安倍総裁が2、3%の物価目標導入や無制限の金融緩和に言及し、金融市場が円安・株高に振れたことについて、明治安田生命の殿岡裕章副社長は、「市場は(安倍氏の発言に)一時的に反応した」と述べた。
一方で、殿岡副社長は「(民主、自民の)どちらになっても安定的なマーケット、中長期的な債務(削減の)ビジョンが必要」と強調。「今後もリスク抑制の運用方針に変わりはない。リスク性資産の削減と、公社債のデュレーションの長期化を続ける」と話した。

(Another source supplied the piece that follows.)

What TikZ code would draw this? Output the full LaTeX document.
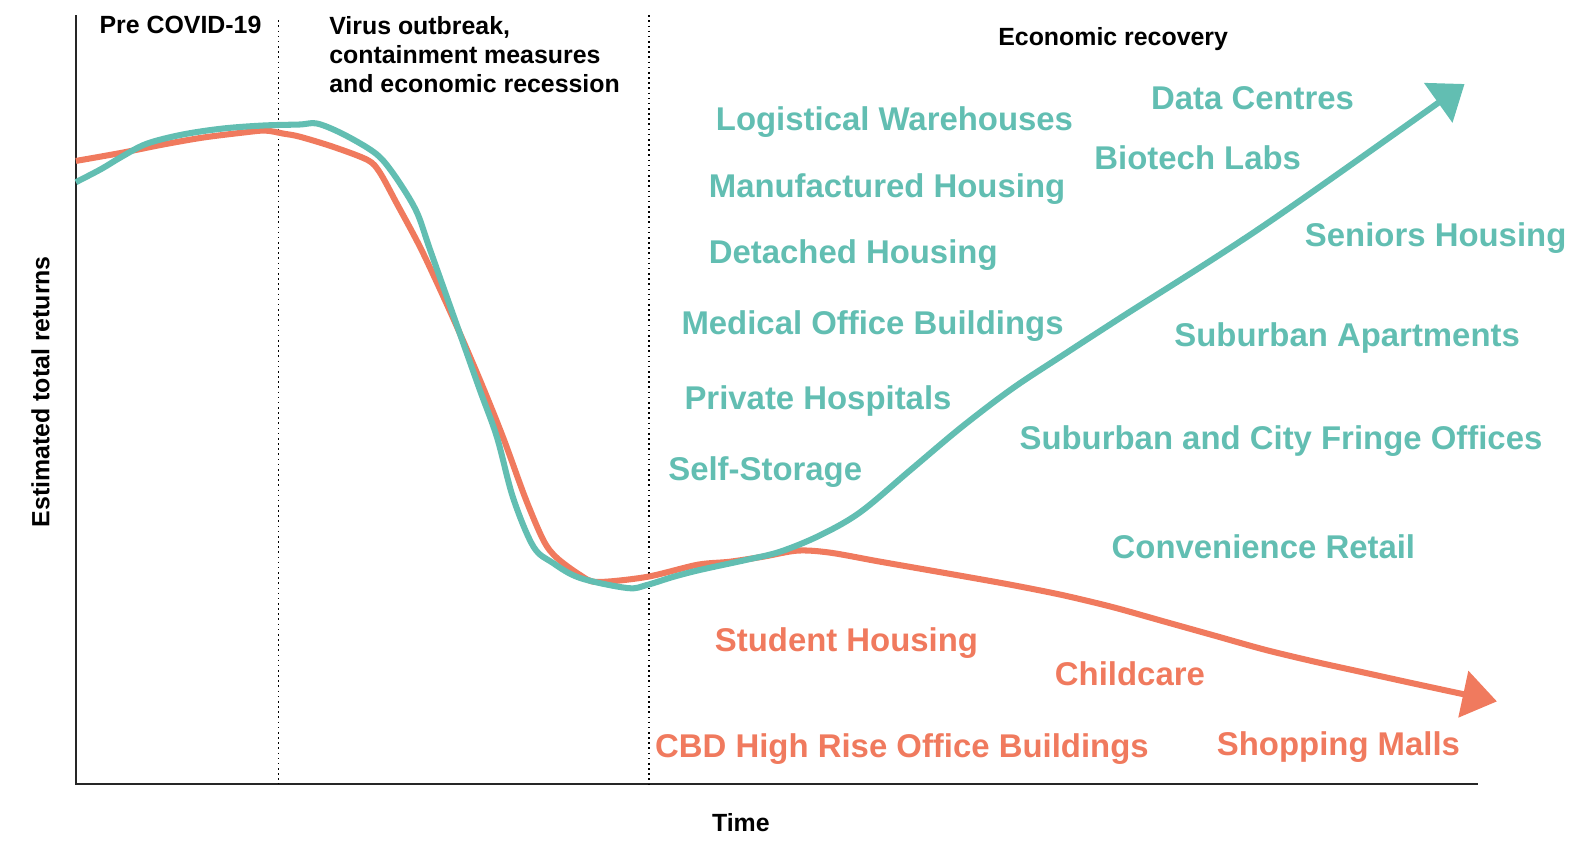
\documentclass[tikz,border=0pt]{standalone}
\usepackage{fontspec}
\setmainfont{Liberation Sans}
\usetikzlibrary{arrows.meta}
\definecolor{tealc}{HTML}{62BEB2}
\definecolor{coralc}{HTML}{F07A5E}
\begin{document}
\begin{tikzpicture}[x=0.02cm,y=-0.02cm,
  blk/.style={font=\bfseries\fontsize{14}{16.5}\selectfont, text=black, inner sep=0pt, anchor=west},
  uplab/.style={font=\bfseries\fontsize{18.5}{21}\selectfont, text=tealc, inner sep=0pt, anchor=west},
  downlab/.style={font=\bfseries\fontsize{18.5}{21}\selectfont, text=coralc, inner sep=0pt, anchor=west},
  curve/.style={line width=3.4pt, line join=round},
  axis/.style={line width=1.1pt, black!85},
  divider/.style={line width=0.9pt, dotted}]
\useasboundingbox (0,0) rectangle (1568,843);

% axes
\coordinate (ytop) at (75,15);
\coordinate (orig) at (75,775);
\coordinate (xend) at (1460,775);
\draw[axis] (ytop) -- (orig) -- (xend);

% dividers
\coordinate (d1t) at (275,20);
\coordinate (d1b) at (275,775);
\coordinate (d2t) at (641,15);
\coordinate (d2b) at (641,775);
\draw[divider] (d1t) -- (d1b);
\draw[divider] (d2t) -- (d2b);

% coral curve
\draw[curve, coralc, -{Triangle[length=0.68cm, width=0.92cm]}]
  plot[smooth, tension=0.5] coordinates {
  (75,159) (120,151) (160,143) (200,136) (240,131) (262,129) (280,132)
  (296,135) (329,145) (363,158) (375,170) (392,201) (417,248) (448,315)
  (474,375) (497,432) (519,492) (537,534) (550,551) (573,568)
  (590,575) (639,570) (689,558) (721,555) (754,550) (788,544) (820,546)
  (870,555) (950,569) (1000,578) (1050,588) (1100,600) (1150,614)
  (1200,628) (1250,642) (1300,654) (1350,665) (1400,676) (1479,693)};

% teal curve
\draw[curve, tealc, -{Triangle[length=0.64cm, width=0.94cm]}]
  plot[smooth, tension=0.55] coordinates {
  (75,180) (100,167) (120,155) (145,142) (180,133) (220,127) (260,124)
  (296,123) (313,122) (336,131) (363,146) (378,158) (395,181) (412,210)
  (425,247) (452,323) (474,385) (491,432) (507,492) (527,540) (546,556)
  (573,571) (620,581) (639,578) (665,570) (692,563) (738,553) (771,545)
  (810,529) (850,506) (900,464) (950,422) (1000,384) (1050,351)
  (1107,314) (1250,222) (1447,83)};

% phase labels
\node[blk] (pre) at (98,25) {Pre COVID-19};
\node[blk, align=left] (virus) at (325,54) {Virus outbreak,\\containment measures\\and economic recession};
\node[blk] (recov) at (986,39) {Economic recovery};
\node[blk, anchor=center] (time) at (732,813) {Time};
\node[blk, anchor=center, rotate=90] (ylab) at (40,387) {Estimated total returns};

% winners
\node[uplab] (lw) at (707,121) {Logistical Warehouses};
\node[uplab] (dc) at (1137,97) {Data Centres};
\node[uplab] (mh) at (700,187) {Manufactured Housing};
\node[uplab] (bl) at (1081,156) {Biotech Labs};
\node[uplab] (dh) at (700,252) {Detached Housing};
\node[uplab] (sh) at (1289,235) {Seniors Housing};
\node[uplab] (mob) at (673,322) {Medical Office Buildings};
\node[uplab] (sa) at (1160,334) {Suburban Apartments};
\node[uplab] (ph) at (676,396) {Private Hospitals};
\node[uplab] (scf) at (1007,436) {Suburban and City Fringe Offices};
\node[uplab] (ss) at (660,466) {Self-Storage};
\node[uplab] (cr) at (1098,540) {Convenience Retail};

% losers
\node[downlab] (stu) at (706,635) {Student Housing};
\node[downlab] (cc) at (1042,666) {Childcare};
\node[downlab] (cbd) at (647,740) {CBD High Rise Office Buildings};
\node[downlab] (sm) at (1202,738) {Shopping Malls};
\end{tikzpicture}
\end{document}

日本生命の松山保臣専務執行役員は「安倍総裁の発言と、自民党の政策をどう評価するかは難しい」との認識を示した。自民党が公表した政策と、発表される前の安倍氏の発言には、目指す物価上昇率の度合いや建設国債の買い取りの手法を巡って、微妙なズレが生じたためだ。
松山専務は「基本的には、経済のファンダメンタルズはあまり変わっていない。衆院選後はちょっと不透明だし、(株価が)一本調子で上がっていくという状況は見通しにくい」と言及した。そのうえで、「(日本国債や株、外貨建て資産などの)各資産とも、大きな変更はしない」と語った。
多くの生保は自社の財務状況を健全化するのにALM(資産・負債の総合管理)を進めている。住友生命の橋本雅博専務執行役員は「政権交代しても下期以降の運用が大きく変わることはない。今後もALMを推進し、着実に円金利収入を積み上げていく」と話した。